(KILGORE, TX) - This is expected to be the worst tick season in years, according to the Centers of Disease Control and Prevention. Ticks are small and can be easily missed, but they can carry diseases like Lyme disease and Rocky Mountain spotted fever. One mom in Kilgore knows this all too well, and now, she's hoping to make more parents aware of the dangers of ticks.

"I came home from work one day, and he had been complaining of areas hurting," says Melissa Holcomb.

Holcomb's 4-year-old son, B, was bitten twice by ticks last week. The encounter landed him in the emergency room for hours. Holcomb says the next seven days are crucial for her son.

"I immediately called his pediatrician and asked her what to do.," says Holcomb. "She told me to put him in a bath, so I put him in there. And if the swelling didn’t go down within an hour, to call her back or take him to the ER. The swelling didn’t go down so I took him to the ER.”

Holcomb says that while in the hospital, several blood tests were done on B. He was diagnosed with Lyme disease as a result of the tick bites.

"When they did the blood test at the hospital, you're liver count is suppose to be at a 150," says Holcomb. "He's was 50."

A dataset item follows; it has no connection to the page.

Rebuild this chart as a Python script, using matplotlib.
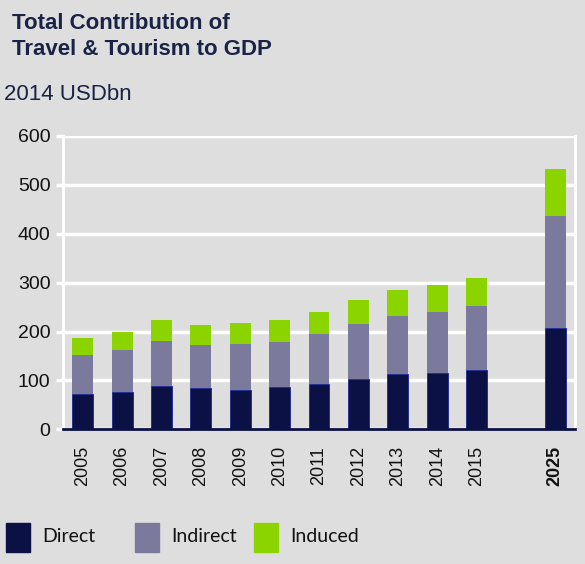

While not all species of ticks carry Lyme disease, the two that bit Holcomb's son did. Now, antibiotics are helping his body fight the effects of the disease on his liver.

"You're not sure if you should get a medicine that might harm him or you should just not get the medicine, and see what happens."

Dr. Richard Wallace with UT Health Science Center in Tyler says most tick bites don't lead to Lyme disease, but when they do, flu-like symptoms are sure to follow.

"For two days, he was throwing up and had fever, and I just thought it might have been a virus," Holcomb says.

Warm weather helps mosquitoes and ticks breed and transmit disease much faster. While the CDC doesn't suggest that people drop their summer plans, they do say that it's increasingly important for everyone, especially children, to take steps to protect themselves from bites.

Some things that suggest people do include:

- Cover up before any outdoor activities

- Use insect repellent on any exposed skin

- Avoid areas where ticks breed, like tall, grassy fields

And Holcomb says another thing to remember, "check your kids or teach them how to check themselves to make sure they don't have ticks on them."